AHS alum inducted into Occidental Baseball Hall of Fame

Pictures courtesy of David Andres

Logan Allen holds all-time hits, runs scored records

Logan Allen graduated from Atascadero High School in 2009 as a two-sport star, the recipient of the Bud Ewing Scholarship and began his career as an Occidental Tiger.

While a Greyhound, Allen was MVP and a workhorse of both Atascadero basketball and baseball. As a senior, he earned first-team all-county and first-team all-league while batting.432 with 11 doubles and 34 runs scored in only 27 games and earned the same awards for basketball as well as earning Southern Section All-CIF first team.

On Sept. 29, Allen was inducted into the Occidental Baseball Hall of Fame for the outstanding career he put together in his four years as a Tiger. Allen was the model of consistency while at Atascadero and only refined his skills in college.

Occidental now has 28 Southern California Intercollegiate Athletic Conference championships after winning the conference in 2016, their first conference championship since 1982. Before 2016, Allen’s 2013 team had the best win percentage of any Occidental team since the ’82 season when they finished 17-11, in fact, only seven teams since the 1982 championship team finished their season with a winning record and two of them came in the final two years of Allen’s career.

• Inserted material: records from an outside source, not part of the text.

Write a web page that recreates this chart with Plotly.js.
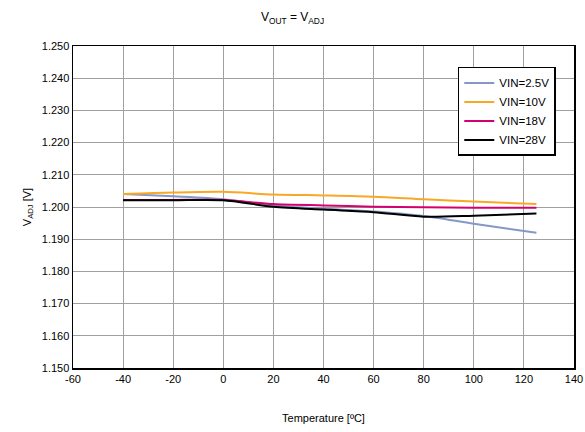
<!DOCTYPE html>
<html>
<head>
<script src="https://cdn.plot.ly/plotly-3.0.1.min.js"></script>
<style>html,body{margin:0;padding:0;background:#fff;}</style>
</head>
<body>
<div id="chart" style="width:585px;height:432px;"></div>
<script>
var temps = [-40, -20, 0, 20, 40, 60, 80, 100, 125];
var vin25 = [1.2040, 1.2033, 1.2024, 1.2005, 1.1995, 1.1986, 1.1972, 1.1948, 1.1920];
var vin10 = [1.2040, 1.2045, 1.2047, 1.2039, 1.2036, 1.2032, 1.2024, 1.2017, 1.2009];
var vin18 = [1.2022, 1.2022, 1.2022, 1.2009, 1.2005, 1.2001, 1.1999, 1.1998, 1.1998];
var vin28 = [1.2021, 1.2021, 1.2021, 1.2001, 1.1992, 1.1984, 1.1970, 1.1973, 1.1980];
var names = ['VIN=2.5V', 'VIN=10V', 'VIN=18V', 'VIN=28V'];
var colors = ['#8497c7', '#f9a826', '#d4006e', '#000000'];
var series = [vin25, vin10, vin18, vin28];
var xTickVals = [-60, -40, -20, 0, 20, 40, 60, 80, 100, 120, 140];
var xTickText = ['-60', '-40', '-20', '0', '20', '40', '60', '80', '100', '120', '140'];

var traces = series.map(function (s, i) {
  return {x: temps, y: s, name: names[i], type: 'scatter', mode: 'lines',
    line: {color: colors[i], width: 2, shape: 'spline', smoothing: 0.8}};
});

var layout = {
  width: 585, height: 432,
  margin: {l: 73, r: 11, t: 46, b: 64},
  paper_bgcolor: '#fff', plot_bgcolor: '#fff',
  font: {family: 'Liberation Sans, Arial, sans-serif', size: 11, color: '#000'},
  title: {text: 'V<sub>OUT</sub> = V<sub>ADJ</sub>', x: 0.5, xanchor: 'center', y: 0.96, yanchor: 'middle', font: {size: 12}},
  xaxis: {range: [-60, 140], tickmode: 'array', tickvals: xTickVals, ticktext: xTickText, showgrid: true, gridcolor: '#a0a0a0', gridwidth: 1,
    zeroline: false, showline: true, linecolor: '#000', linewidth: 1.5, mirror: true, ticks: '',
    title: {text: 'Temperature [ºC]', standoff: 30, font: {size: 11}}, fixedrange: true},
  yaxis: {range: [1.150, 1.250], dtick: 0.01, tick0: 1.15, tickformat: '.3f', showgrid: true, gridcolor: '#a0a0a0', gridwidth: 1,
    zeroline: false, showline: true, linecolor: '#000', linewidth: 1.5, mirror: true, ticks: '',
    title: {text: 'V<sub>ADJ</sub> [V]', standoff: 8, font: {size: 11}}, fixedrange: true},
  showlegend: true,
  legend: {x: 0.768, y: 0.935, xanchor: 'left', yanchor: 'top', bgcolor: '#fff', bordercolor: '#000', borderwidth: 1.5,
    font: {size: 11.5}, tracegroupgap: 0, itemwidth: 30}
};

Plotly.newPlot('chart', traces, layout, {displayModeBar: false, staticPlot: true});
</script>
</body>
</html>
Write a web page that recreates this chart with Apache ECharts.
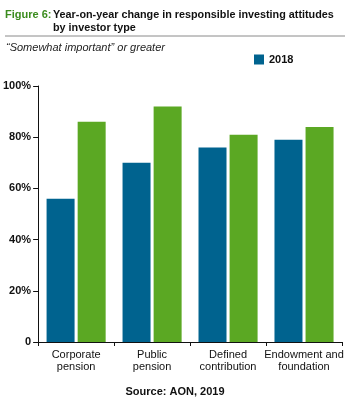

The 5-11, 180-pound shortstop was a defensive anchor, a nightmare on the base path and was named all-conference three times while at Occidental, second-team All-SCIAC in his sophomore and junior seasons and first-team his senior year.

“Logan was the model of consistency to get more than 50 hits every single year,” Allen’s positional coach Jesse Rodgers said. “He ended up as our career hits leader, so you knew that when he was in the box he had a good chance to get the barrel on the baseball.”

Allen recorded at least 49 hits and seven doubles in every season for the Tigers, with his best season coming his senior year when he finished with 55 hits, 15 doubles and two home runs with a .342 average.

“He had tremendous speed,” Rodgers said. “Any ball he got in play, he had a great opportunity to reach first base and then if he hit a single it was probably going to be a double and he was going to steal those bases. As a shortstop, just an unbelievable athlete and a really solid defender.”  

The former Greyhound now holds the all-time hits record at Occidental (204), the all-time runs scored record (136) and second all-time in doubles (40) and stolen bases (81). Consistency is the only way to accurately describe Allen’s game. On top of the hits and doubles, he also recorded at least 14 stolen bases in every season, swiping 25 bags his freshman year, and scored at least 29 runs.

“Just a rock-solid individual, just very consistent on and off the field, you always knew what you were going to get with him,” Rodgers explained. “So you know the unbelievable athleticism, and the numbers, and helping win games was awesome but just knowing exactly who he was each day it didn’t matter, he played through broken fingers, he had a hamstring he said he tore off the bone that he continued to play through, but just the consistency that you knew you were going to get.”

Allen was not only a standout on the field but also excelled off the field in the classroom earning the Scholar-Athlete of the Year award at Occidental his senior year in 2013.

Occidental held an alumni game and the ceremony over the weekend of Sept. 29 and in his speech, Allen thanked the Occidental College baseball program and the hall of fame committee members, his loving parents Maria and Brian, all of his coaches and lastly his teammates.

The North County now has two members in the Occidental Athletic Hall of Fame. Former Paso Robles Bearcat and longtime coach, Scott Larson who graduated from Occidental in 1971 and was an integral part of the 1968 championship as an ace on the mound, he averaged 12 strikeouts per game, is also in the college’s Hall of Fame. According to the Occidental Hall of Fame resume, Larson holds the school’s record for all-time wins with 32.